With dread, Gwen slowly turned around. Charnae lay on her back on the dirt floor, silent and barely moving. Her skeletal legs curled to the side. Her arms were tucked beneath her bony torso. Her eyes were half open, vacant and lifeless. Ribs poked through her grimy T-shirt. Dust covered her pants with a Pocahontas print.
"That was the last time I ever saw Charnae," Gwen said recently.
The long torturous murder of Charnae Wise in 1997 was one of the most horrific cases of child abuse in city history. Charlene Wise, a mother of eight, did more than kill one of her own. She scarred her seven surviving children, now ages 14 to 32. It's been 11 years since Wise was sentenced to 28 to 56 years behind bars, yet she continues to haunt them from a prison cell 400 miles away.
Gwen can't shake that last vision of Charnae in the basement inside the house on Harper Street near 30th.
"I was so scared," Gwen, now 22, whispered recently. "I replay that all the time. I can't get it out of my head.

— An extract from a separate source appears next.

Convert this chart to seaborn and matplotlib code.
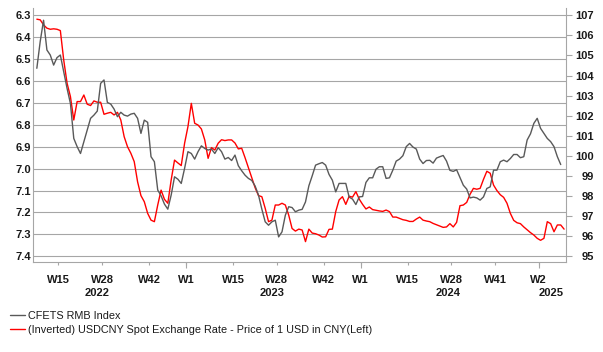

"All the time I feel such guilt. My friends tell me, 'It's not your fault. You were a child.' But what if I'd told one person?" she asked. "What if I'd snuck her more food?"
Her mom had banished Charnae and her brother Dante, then 7, to the basement because she called them difficult. They needed to be punished, she'd say. In a May 12, 1999 Daily News article, Wise revealed a more candid, albeit cold-hearted reason: She just didn't want to be "interrupted from getting high."
On that late August afternoon in 1997, Wise shattered the light herself. She allowed Dante, who was bruised, cut and emaciated but able to walk, to come upstairs. She knew Charnae was near death.
So she closed the door.
She went to a party and let her daughter die.